Thursday, September 29, 2005

Charles Auld's Choice


Charles Auld, a lifelong Republican from Alabama who became a Dean Democrat during Bush's tenure, is leaving. The following is a message he posted to his large mailing list.

On September 24, the day that thousands of patriotic Americans traveled to our nation's capital to protest an immoral war that is being waged in our names, I also boarded a plane; but bound for another country. I left the United States of America that Saturday, and my family and I now reside in Canada. I obtained a Canadian work permit at the port of entry (Toronto) and I stared a new job with a large insurance provider in the province of New Brunswick. I phoned my former supervisor yesterday to let him know I'm not returning to that job, and only to the States to oversee the sale of our property there, and the movement of our household goods and animals to our new home.

Why did I choose to do this? At one time, I might have considered anger the primary motivator; but not now. Most of the anger I've felt in the past has turned to disappointment. I'm terribly disappointed in the people I once respected and often admired back in the States. In the past few years, I've grown to see them as small-minded, parochial, shallow, consummately selfish, and lacking both courage and conviction ... and not people I choose to be identified with.

If you are reading this; you are certainly not one of those people. You are only receiving this now because you have been faithful to true American values from the beginning; you are a person of honor who refused to abandon those principles, even when it became unpopular to stand by them. You refused to accept the notion that disagreement with our leadership is traitorous. Most of you came to know me through the failed campaign of Howard Dean to win the presidential nomination of the Democratic Party. That campaign was a noble endeavor.

Your steadfastness will be rewarded. I really believe that. We've all sown seeds that are beginning to germinate, take root, and flourish. Remember the saying that "no single raindrop ever considered itself responsible for the flood" ?

I'll be closing down this mailing list one day soon, I'm not sure how long ago I started this, but I think it was before I read the speech I excerpt below from William Rivers Pitt. I believe this is one of the most inspiring things I ever sent to the list, and I didn't write it. I wish I had, because it expresses the entire spirit which motivated me to do things (only within the past couple of years) that I never even considered doing before. The entire speech is worth re-reading:
At bottom, America is a dream, an idea. You can take away all our roads, our crops, our people, our cities, our armies -- you can take all of that away, and the idea will still be there as pure and great as anything conceived by the human mind. I do very much believe that the idea that is America stands as the last, best hope for this world. When used properly, it can work wonders.

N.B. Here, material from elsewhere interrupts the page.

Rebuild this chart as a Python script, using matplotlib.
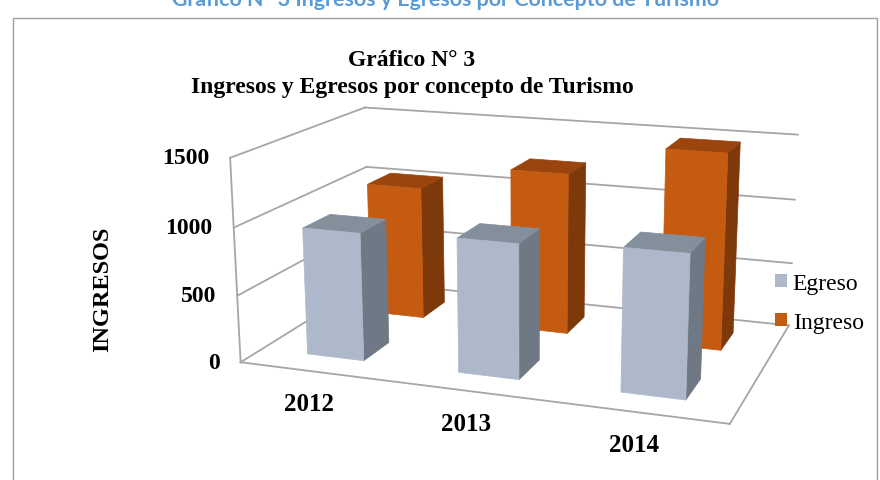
import matplotlib
matplotlib.use('Agg')
import matplotlib.pyplot as plt
from matplotlib.patches import Patch, Rectangle
from matplotlib.colors import to_rgba
from mpl_toolkits.mplot3d import proj3d

# ---- data ----
years = ['2012', '2013', '2014']
series_names = ['Egreso', 'Ingreso']
egreso = [950, 980, 1020]
ingreso = [1040, 1240, 1480]
z_ticks = [0, 500, 1000, 1500]

title_line1 = 'Gráfico N° 3'
title_line2 = 'Ingresos y Egresos por concepto de Turismo'
doc_caption = 'Gráfico N° 3 Ingresos y Egresos por Concepto de Turismo'
y_label = 'INGRESOS'

# ---- styles ----
EG_FRONT, EG_SIDE, EG_TOP = '#ADB9CA', '#6F7986', '#848F9C'
IN_FRONT, IN_SIDE, IN_TOP = '#C55A11', '#7E390B', '#9A440E'
GRID = '#A6A6A6'
SERIF = ['Liberation Serif', 'DejaVu Serif']

W, H = 880, 481
fig = plt.figure(figsize=(W / 100, H / 100), dpi=100)

S = 800
cx, cy = 514, 258
ax = fig.add_axes([(cx - S / 2) / W, (H - cy - S / 2) / H, S / W, S / H],
                  projection='3d', proj_type='persp', focal_length=0.35)
ax.set_box_aspect((2.38, 1.45, 1.0), zoom=1.25 * 480 / S * 0.95 * 1.03)
ax.view_init(elev=15, azim=-70.5)
x0, x1 = -0.5, len(years) - 0.5
y0, y1 = -0.5, len(series_names) - 0.5
ax.set_xlim(x0, x1)
ax.set_ylim(y0, y1)
ax.set_zlim(0, z_ticks[-1])
ax.set_axis_off()
ax.patch.set_alpha(0)
ax.computed_zorder = False


def face_colors(front, side, top):
    none = (0, 0, 0, 0)
    # order: -z, +z, -y, +y, -x, +x
    return [none, to_rgba(top), to_rgba(front), none, none, to_rgba(side)]


bw, bd = 0.38, 0.4
# back row (Ingreso) first, then front row (Egreso)
for z_base, ypos, vals, cols in [(2, 1, ingreso, (IN_FRONT, IN_SIDE, IN_TOP)),
                                 (6, 0, egreso, (EG_FRONT, EG_SIDE, EG_TOP))]:
    for i, v in enumerate(vals):
        fc = face_colors(*cols)
        ax.bar3d(i - bw / 2, ypos - bd / 2, 0, bw, bd, v, color=fc,
                 edgecolor=fc, linewidth=0.5, shade=False, zorder=z_base + i)

# walls / grid
for z in z_ticks:
    ax.plot([x0, x0], [y0, y1], [z, z], color=GRID, lw=1.3, zorder=1)
    ax.plot([x0, x1], [y1, y1], [z, z], color=GRID, lw=1.3, zorder=1)
ax.plot([x0, x0], [y0, y0], [0, z_ticks[-1]], color=GRID, lw=1.3, zorder=1)
ax.plot([x0, x1], [y0, y0], [0, 0], color=GRID, lw=1.3, zorder=12)
ax.plot([x1, x1], [y0, y1], [0, 0], color=GRID, lw=1.3, zorder=12)

fig.canvas.draw()
M = ax.get_proj()


def to_disp(x, y, z):
    xs, ys, _ = proj3d.proj_transform(x, y, z, M)
    return ax.transData.transform((xs, ys))


for z in z_ticks:
    px, py = to_disp(x0, y0, z)
    fig.text((px - 21) / W, py / H, str(z), ha='right', va='center',
             fontsize=17, fontweight='bold', family=SERIF)

for i, yr in enumerate(years):
    px, py = to_disp(i, y0, 0)
    fig.text((px - 6) / W, (py - 32) / H, yr, ha='center', va='center',
             fontsize=18, fontweight='bold', family=SERIF)

fig.text(103 / W, 1 - 289 / H, y_label, rotation=90, ha='center', va='center',
         fontsize=17.5, fontweight='bold', family=SERIF)

fig.text(412 / W, 1 - 66 / H, title_line1, ha='center', va='baseline',
         fontsize=17, fontweight='bold', family=SERIF)
fig.text(412 / W, 1 - 93 / H, title_line2, ha='center', va='baseline',
         fontsize=17, fontweight='bold', family=SERIF)

fig.text(445 / W, 1 - 6 / H, doc_caption, ha='center', va='baseline',
         fontsize=15.4, fontweight='bold', color='#5B9BD5', family=['Lato', 'DejaVu Sans'])

fig.patches.append(Rectangle((12.5 / W, -0.05), (877 - 12.5) / W, 1.05 - 18.5 / H,
                             transform=fig.transFigure, fill=False,
                             edgecolor='#A0A0A0', lw=1.0))

handles = [Patch(facecolor=EG_FRONT), Patch(facecolor=IN_FRONT)]
fig.legend(handles, series_names, loc='upper left',
           bbox_to_anchor=(775 / W, 1 - 274 / H), frameon=False,
           prop={'family': SERIF, 'size': 17}, handlelength=0.5,
           handleheight=0.5, handletextpad=0.25, labelspacing=0.75,
           borderpad=0, borderaxespad=0)

fig.savefig('out.png', dpi=100)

That idea, that dream, is in mortal peril. You can still have all our roads, our crops, our people, our cities, our armies -- you can have all of that, but if you murder the idea that is America, you have murdered America itself in a way that ten thousand 9/11s could never do. The men and women within this current administration are murdering the idea that is America with their Patriot Acts, their destruction of civil liberties, their lies, their daily undermining of even the most basic tenets of decency and freedom and justice that we have tried to live up to for 227 years.

William Rivers Pitt, a New York Times best-selling author of two books, War On Iraq (Context Books) and The Greatest Sedition is Silence (Pluto Press), in an address delivered August 10, 2003, to the Veterans for Peace National Convention in San Francisco


I love you all. Thanks for being my sounding board and for letting me know I've never been truly alone!

Charles

By the way; I don't want my last message to be taken as disparaging of Americans in general (though I doubt it was taken that way). What I meant was simply this: that nothing our government has done under the Bush administration has dismayed me ... TERRIFIED me ... as much as the response of the American people to those actions. Even the horrendous attacks on the WTC towers in NYC didn't frighten me as much as the response of my neighbors, co-workers, friends and (in some cases) my family.

People, if our value systems change at the whim of malevolent manipulators, they aren't truly values at all. If we have to be told how to act, think and feel; then we have already chosen tyranny.

I think the response to the Katrina disaster has been most encouraging, though ... it's as though people awakened to the reality that they might truly be next. In other words, we're all losing our "safety nets" to encroaching corporatism.